There is also the story of an architect (played by a chunky, worn Alec Baldwin) revisiting a neighbourhood he once lived in many years prior, but this is actually just a device for enabling some comedy into the first story, which would otherwise primarily be a drama.
Here, the lines between reality and fiction are blurred as the architect shows up time again, unannounced, and forces the characters’ inner dialogues to be exchanged openly. This is a trick that Allen has used before in ‘Play it Again, Sam’ and ‘Mighty Aphrodite’, but it works in this context too – Baldwin observes Jack’s (Eisenberg) behaviour and comments on the ridiculousness of it all.
At first, it’s unclear exactly what is being said openly between the characters and what is strictly a manifestation of their subconscious, but it’s not too complicated figuring it out after a few minutes. Similarly, the architect’s role is inexplicable in the beginning, and one is left wondering how he happens to be involved in the group dynamic. But that also becomes clear soon enough.
The tale of the funeral director is straight enough and is mostly played for laughs. Watching him sing in the shower is quite an amusing sight and the insistence of Allen’s character can be quite funny – the results of which are even more enjoyable. Allen’s own thoughts about mortality come through in these sequences through Judy Davis, who plays his psychiatrist spouse. As he inches his way through his seventies, Allen obviously has a few thoughts about what lies in wait.
The story of the young couple that gets split up is also meant to be humourous, but I found it not only clichéd but extremely contrived. Not only did it not make sense that they would be split up the way that they were (ex: she could easily have called him at the hotel from a local phone ), the way the Cruz character was forcibly wedged into the mix was stupid; he could easily have avoided the whole situation. Still, it had moments, and Mastronardi was adorable.

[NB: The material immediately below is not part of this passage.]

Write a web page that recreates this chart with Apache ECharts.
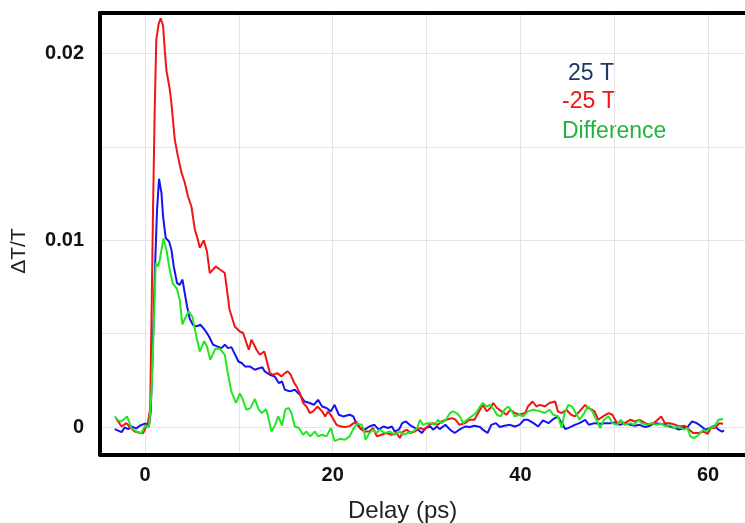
<!DOCTYPE html>
<html>
<head>
<meta charset="utf-8">
<script src="https://cdn.jsdelivr.net/npm/echarts@6/dist/echarts.min.js"></script>
<style>html,body{margin:0;padding:0;background:#fff}#c{width:745px;height:523px}</style>
</head>
<body>
<div id="c"></div>
<script>
// Delay (ps) / ΔT/T pairs
const plus25T = [
[-3.23,-0.00011],[-2.5,-0.00027],[-2.16,-0.00002],[-1.8,-0.00011],[-1.45,0.00003],[-0.92,-0.00007],[-0.57,0.00007],[-0.03,0.00018],[0.43,0.00016],[0.6,0.0008],[0.79,0.0036],[1.03,0.00807],[1.28,0.01164],[1.49,0.0133],[1.75,0.01254],[1.92,0.01128],[2.2,0.01013],[2.56,0.00994],[2.81,0.0095],[3.06,0.0086],[3.41,0.00771],[3.7,0.00762],[3.99,0.0079],[4.23,0.00718],[4.48,0.00646],[4.76,0.0058],[5.12,0.00546],[5.48,0.00539],[5.9,0.00548],[6.36,0.00521],[6.82,0.00485],[7.25,0.00441],[7.68,0.00432],[8.14,0.00423],[8.5,0.00441],[8.85,0.00423],[9.2,0.00428],[9.56,0.00392],[9.95,0.00351],[10.3,0.00343],[10.65,0.00325],[11.16,0.00325],[11.7,0.00307],[12.23,0.00316],[12.5,0.00321],[12.76,0.00298],[13.3,0.0028],[13.82,0.00271],[14.25,0.00236],[14.6,0.00244],[14.9,0.002],[15.43,0.00191],[15.96,0.002],[16.5,0.00173],[17.0,0.00137],[17.56,0.00129],[18.0,0.00119],[18.44,0.00146],[18.87,0.0011],[19.34,0.00102],[19.8,0.00084],[20.2,0.00119],[20.65,0.00066],[21.1,0.00057],[21.8,0.00066],[22.2,0.00057],[22.5,0.00021],[22.9,-0.00005],[23.4,-0.00014],[23.9,0.00003],[24.45,0.00012],[24.9,-0.00014],[25.4,0.00003],[25.9,-0.00005],[26.3,0.00003],[26.6,-0.00024],[27.1,-0.00011],[27.4,0.00021],[27.8,0.0003],[28.2,0.00012],[28.6,0.0],[29.1,-0.00014],[29.5,-0.00032],[29.9,-0.00005],[30.4,0.00003],[30.7,-0.00014],[31.1,0.00003],[31.4,-0.00011],[32.0,0.00012],[32.5,-0.00014],[33.0,-0.00032],[33.5,-0.00014],[34.1,0.00003],[34.6,0.0],[35.1,0.00007],[35.7,0.0],[36.0,-0.00014],[36.5,-0.00032],[36.9,0.00012],[37.4,0.00021],[37.8,0.0],[38.3,0.00007],[38.9,0.00012],[39.4,0.00003],[39.9,0.00012],[40.4,0.00039],[40.8,0.00039],[41.4,0.00021],[41.9,0.00003],[42.4,0.00036],[43.0,0.00021],[43.5,0.00043],[44.0,0.00057],[44.4,0.00021],[44.8,-0.00011],[45.3,0.0],[45.8,0.00012],[46.3,0.00021],[46.9,0.00039],[47.3,0.00012],[47.9,0.00021],[48.5,0.00018],[49.0,0.00021],[49.6,0.00021],[50.1,0.00025],[50.6,0.00012],[51.1,0.00021],[51.7,0.00012],[52.2,0.00007],[52.7,0.00012],[53.3,0.0],[53.8,0.00007],[54.3,0.00021],[54.9,0.00018],[55.4,0.00012],[55.9,0.00003],[56.5,-0.00005],[56.9,-0.00014],[57.4,-0.00005],[57.8,0.0],[58.3,0.0003],[58.8,0.00021],[59.3,0.00003],[59.7,-0.00014],[60.2,-0.00005],[60.7,0.00007],[61.1,-0.00014],[61.5,-0.00024],[61.7,-0.00018]
];
const minus25T = [
[-3.1,0.00048],[-2.5,0.00003],[-2.0,0.00021],[-1.5,-0.00005],[-1.1,-0.00024],[-0.6,-0.0003],[-0.2,-0.00032],[0.3,0.00021],[0.55,0.001],[0.85,0.0116],[1.03,0.017],[1.2,0.02075],[1.45,0.0216],[1.67,0.0219],[1.92,0.0215],[2.1,0.0202],[2.28,0.0191],[2.63,0.0181],[2.8,0.0174],[3.17,0.0154],[3.5,0.0145],[3.9,0.0136],[4.23,0.0131],[4.58,0.01235],[4.95,0.0118],[5.3,0.0106],[5.65,0.01],[5.83,0.0096],[6.26,0.01],[6.6,0.0094],[6.9,0.00825],[7.54,0.0086],[8.1,0.0084],[8.5,0.00825],[9.0,0.0063],[9.56,0.00539],[10.1,0.00512],[10.45,0.00504],[10.81,0.0045],[11.06,0.00414],[11.34,0.00468],[11.88,0.00414],[12.23,0.00387],[12.7,0.00405],[12.94,0.0036],[13.3,0.00289],[13.65,0.0028],[14.1,0.00289],[14.54,0.00271],[14.9,0.00289],[15.2,0.00298],[15.53,0.0028],[15.9,0.00236],[16.14,0.00218],[16.5,0.00182],[16.85,0.00129],[17.2,0.0011],[17.56,0.00075],[17.9,0.00084],[18.38,0.0011],[18.87,0.00084],[19.2,0.00057],[19.5,0.00084],[19.9,0.00057],[20.4,0.00012],[20.9,0.00003],[21.3,0.0],[21.8,0.00005],[22.25,0.00021],[22.5,0.0003],[23.0,-0.00011],[23.4,-0.00024],[23.9,-0.00024],[24.3,-0.00005],[24.7,-0.0005],[25.2,-0.00041],[25.7,-0.00032],[26.3,-0.00041],[26.8,-0.00032],[27.15,-0.00059],[27.5,-0.00024],[27.9,-0.00014],[28.3,-0.00032],[28.75,-0.00024],[29.3,-0.00005],[29.8,-0.00014],[30.3,0.00012],[30.7,0.00021],[31.2,0.00012],[31.6,0.0003],[32.1,0.00039],[32.7,0.00048],[33.1,0.00039],[33.5,0.00012],[34.1,0.00021],[34.6,0.00039],[35.1,0.00039],[35.6,0.00084],[36.0,0.00119],[36.4,0.00084],[36.8,0.00102],[37.1,0.00129],[37.5,0.00102],[38.0,0.00084],[38.5,0.00066],[38.95,0.00093],[39.4,0.00075],[39.9,0.00066],[40.5,0.00075],[40.8,0.0011],[41.3,0.00137],[41.7,0.0011],[42.1,0.00119],[42.6,0.0011],[43.1,0.00129],[43.7,0.00137],[44.0,0.00084],[44.4,0.00075],[44.9,0.00093],[45.4,0.00066],[45.8,0.00057],[46.3,0.00084],[46.9,0.00119],[47.2,0.00102],[47.6,0.00093],[47.9,0.00084],[48.3,0.00039],[48.8,0.00057],[49.4,0.00075],[49.8,0.00066],[50.3,0.00021],[50.7,0.0003],[51.1,0.00021],[51.7,0.00039],[52.2,0.0003],[52.7,0.00039],[53.3,0.00021],[53.8,0.00012],[54.3,0.00025],[55.0,0.00057],[55.4,0.00021],[55.9,0.00021],[56.5,0.00012],[57.0,0.00003],[57.5,0.00007],[58.0,-0.00014],[58.4,-0.00032],[59.0,-0.00032],[59.5,-0.00024],[59.96,-0.00036],[60.3,-0.00005],[60.7,-0.00005],[61.2,0.00021],[61.6,0.00018]
];
const difference = [
[-3.23,0.00057],[-2.87,0.00036],[-2.52,0.0003],[-2.2,0.00045],[-1.92,0.00057],[-1.45,-0.00005],[-0.92,-0.00024],[-0.38,-0.00032],[0.0,0.00007],[0.43,0.0],[0.68,0.00182],[0.93,0.00539],[1.14,0.00879],[1.39,0.0086],[1.57,0.00896],[1.95,0.0101],[2.28,0.0095],[2.56,0.0086],[2.95,0.0077],[3.4,0.0074],[3.7,0.0068],[3.98,0.0055],[4.34,0.0059],[4.65,0.0062],[5.05,0.0059],[5.45,0.0049],[5.83,0.00405],[6.3,0.0046],[6.61,0.0043],[6.95,0.0036],[7.5,0.0042],[7.96,0.0042],[8.5,0.00387],[8.85,0.0028],[9.2,0.0019],[9.7,0.0013],[10.1,0.0018],[10.4,0.0015],[10.8,0.00093],[11.2,0.001],[11.7,0.0015],[12.12,0.00093],[12.45,0.00075],[12.9,0.00095],[13.1,0.0006],[13.47,-0.00024],[13.85,0.0001],[14.2,0.00057],[14.6,0.00008],[14.95,0.00095],[15.3,0.00102],[15.6,0.00075],[15.96,0.00003],[16.4,-0.00005],[16.84,-0.00041],[17.2,-0.00024],[17.6,-0.0005],[18.1,-0.00024],[18.44,-0.0005],[18.87,-0.00041],[19.34,-0.0005],[19.8,-0.00005],[20.2,-0.00075],[20.75,-0.00063],[21.3,-0.00068],[21.8,-0.0005],[22.25,-0.00005],[22.6,0.00018],[23.1,0.00012],[23.3,-0.00014],[23.5,-0.00068],[23.9,-0.00032],[24.3,-0.00014],[24.7,-0.00032],[25.0,-0.00014],[25.55,-0.00032],[26.1,-0.00024],[26.6,-0.00041],[27.15,-0.00024],[27.5,-0.00041],[28.0,-0.00032],[28.6,-0.00024],[29.0,-0.00005],[29.3,0.00039],[29.6,0.00012],[30.1,0.00021],[30.5,0.00021],[30.9,0.00012],[31.2,0.00039],[31.6,0.00021],[32.06,0.00039],[32.5,0.00075],[32.8,0.00084],[33.2,0.00075],[33.55,0.00057],[33.9,0.00021],[34.3,0.00039],[34.8,0.00057],[35.26,0.00075],[35.7,0.0011],[36.0,0.00129],[36.4,0.0011],[36.75,0.00119],[37.2,0.00093],[37.5,0.00066],[37.9,0.00057],[38.3,0.00093],[38.7,0.0011],[39.1,0.00084],[39.4,0.00057],[39.9,0.00066],[40.3,0.00057],[40.8,0.00084],[41.4,0.00093],[41.6,0.00102],[42.1,0.00084],[42.6,0.00075],[43.1,0.00093],[43.5,0.00066],[44.0,0.00057],[44.4,-0.00005],[44.7,0.00075],[45.1,0.00119],[45.5,0.0011],[45.9,0.00075],[46.3,0.00039],[46.8,0.00075],[47.2,0.0011],[47.65,0.00084],[48.1,0.00039],[48.5,-0.00005],[48.9,0.00039],[49.4,0.00057],[49.8,0.00021],[50.3,0.00012],[50.7,0.00039],[51.1,0.00012],[51.7,0.00021],[52.1,0.00012],[52.6,0.00039],[52.9,0.00021],[53.45,0.00012],[54.0,0.00021],[54.5,0.00012],[55.0,0.00018],[55.5,0.00003],[55.9,0.00012],[56.4,-0.00005],[56.9,0.00003],[57.4,-0.00014],[57.8,-0.00005],[58.1,-0.0005],[58.5,-0.00059],[59.0,-0.00041],[59.5,-0.00014],[59.8,-0.00024],[60.2,-0.00005],[60.7,0.00003],[61.1,0.00039],[61.6,0.00043]
];
const seriesNames = ['25 T', '-25 T', 'Difference'];
const xTickLabels = [0, 20, 40, 60];
const yTickLabels = [0, 0.01, 0.02];
const xTitle = 'Delay (ps)';
const yTitle = 'ΔT/T';

const chart = echarts.init(document.getElementById('c'), null, {renderer: 'canvas'});
const FONT = 'Liberation Sans, Arial, sans-serif';
const X_MIN = -4.8, X_MAX = 65;
const lineSeries = (name, data, color) => ({
  name, type: 'line', data, showSymbol: false, symbol: 'none',
  lineStyle: {color, width: 2}, itemStyle: {color}, animation: false
});
const frameLine = () => ({show: true, onZero: false, lineStyle: {color: '#000', width: 4}});
chart.setOption({
  animation: false,
  backgroundColor: '#fff',
  grid: {left: 100, top: 13, width: 655, height: 441.5, outerBoundsMode: 'none', containLabel: false},
  xAxis: [{
    type: 'value', min: X_MIN, max: X_MAX, minInterval: 10, maxInterval: 10,
    position: 'bottom',
    axisLine: frameLine(), axisTick: {show: false},
    splitLine: {show: true, lineStyle: {color: '#e4e4e4', width: 1}},
    axisLabel: {
      margin: 11, fontSize: 20, fontWeight: 'bold', color: '#111', fontFamily: FONT,
      formatter: v => xTickLabels.some(t => Math.abs(t - v) < 1e-6) ? String(Math.round(v)) : ''
    }
  }, {
    type: 'value', min: X_MIN, max: X_MAX, position: 'top',
    axisLine: frameLine(), axisTick: {show: false}, axisLabel: {show: false}, splitLine: {show: false}
  }],
  yAxis: {
    type: 'value', min: -0.00147, max: 0.02218, minInterval: 0.005, maxInterval: 0.005,
    axisLine: frameLine(), axisTick: {show: false},
    splitLine: {show: true, lineStyle: {color: '#e4e4e4', width: 1}},
    axisLabel: {
      margin: 16, fontSize: 20, fontWeight: 'bold', color: '#111', fontFamily: FONT,
      formatter: v => {
        const m = yTickLabels.find(t => Math.abs(t - v) < 1e-9);
        return m === undefined ? '' : String(m);
      }
    }
  },
  series: [
    lineSeries(seriesNames[0], plus25T, '#1414f0'),
    lineSeries(seriesNames[1], minus25T, '#f01414'),
    lineSeries(seriesNames[2], difference, '#22e622')
  ],
  graphic: [
    {type: 'text', left: 568, top: 62, style: {text: seriesNames[0], fill: '#1f3864', font: '23px ' + FONT}},
    {type: 'text', left: 562, top: 90, style: {text: seriesNames[1], fill: '#f01414', font: '23px ' + FONT}},
    {type: 'text', left: 562, top: 120, style: {text: seriesNames[2], fill: '#1fb43f', font: '23px ' + FONT}},
    {type: 'text', left: 348, top: 499, style: {text: xTitle, fill: '#222', font: '24px ' + FONT}},
    {type: 'text', x: 19, y: 251, rotation: Math.PI / 2,
     style: {text: yTitle, fill: '#222', font: '21px ' + FONT, textAlign: 'center', textVerticalAlign: 'middle'}}
  ]
});
</script>
</body>
</html>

My favourite bit was the Benigni segment, even though it reminded me of ‘Louis 19, le roi des ondes’ (and, ‘Ed TV’, it’s American remake). It has been done before, but I like Allen’s take on it, especially since he himself doesn’t fall prey to the media attention so much – he even avoids going to the Oscars or buying into all that publicity. So his commentary on celebrity in ‘To Rome With Love’ doesn’t appear ironic or hypocritical at all. What’s best is that he knew how to make the most of the material without building a whole film out of it – which would have been overkill.
The movie looked good and the acting was perfectly suitable for the material, even if some of the actors were less convincing than others (Ellen Page as a seductress? Really? I didn’t feel any of her so-called magnetism ). My only real beef was that the vignettes are interspersed in a random fashion, not following a proper timeline. That threw me off at first, because some bits take place in one single day, and others over many days – so I wondered was going on when we had gone through a whole night in one sequence, but were still on the same day in another. But one gets used to it and it’s relatively easy to accept.
Actually, for reasons such as this, I’d say that “To Rome With Love’ is a grower – not just during the course of one viewing but over many viewings. It has many, many flaws, including some stilted dialogue, but it’s such a fun mishmash of characters, stories and locations that it’s almost impossible to not be pulled into its magic. It’ll never be considered one of Woody Allen’s masterpieces, that’s for sure, but it’s certainly one of the good ones – it’s entertaining and it has plenty of replay value. It may not be a love letter to Roma, per se, but Allen lovingly lends it his quirks for a little over 90 mins.